We will have the same thing. The only difference is the government will bring about these marriages rather than happening freely in the market. Because the mergers and acquisitions is not a market we are seeing being encouraged by the government. But that's what they need to do. Because that's the thing that reallocates badly used resources as quickly as possible to the best use, the fact that bad companies get taken over and their assets get re-deployed.

The big problem there is unions, labour problems. Most often, a merger actually takes half that labour head count and moves them away. And I think if we allow that to happen, the assets will get re-deployed, these guys will get re-employed.

I notice now that the telephone guy who comes to fix the phone doesn't play funny because he knows that there are three people behind him who want his job. So I think the labour market is beginning to shakeout, the equity market is beginning to shakeout. The two things together will give us after a long time something like we see in the US where assets get re-deployed.

In today's market, how do you think are financial institutions like ICICI faring?

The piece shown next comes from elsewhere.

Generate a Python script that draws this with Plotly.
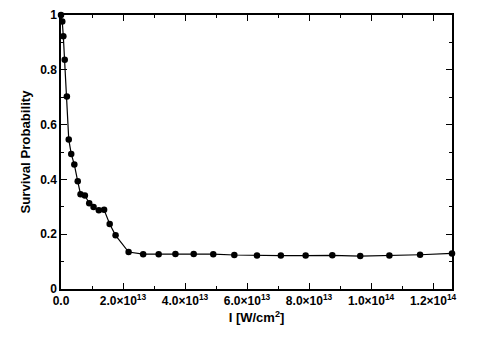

They are doing very well. I am very upbeat on those guys. One of the things we lack, if we look at the heads of public sector banks, is that while the heads are very good, we don't have a depth of management all the way down. And what I see at ICICI is they have an incredible intellectual capital base.

Today the Indian economy has changed from seniority to merit-based, so you are going to need talented people down the line. Also licensing is gone.

Like K V Kamath (the ICICI chairman and managing director) said, it's patronage versus performance. So people who hired well like ICICI and all the boutique banks have done a good job of building the right capital in humans and they are going to have huge benefits from it which the public sector banks don't see.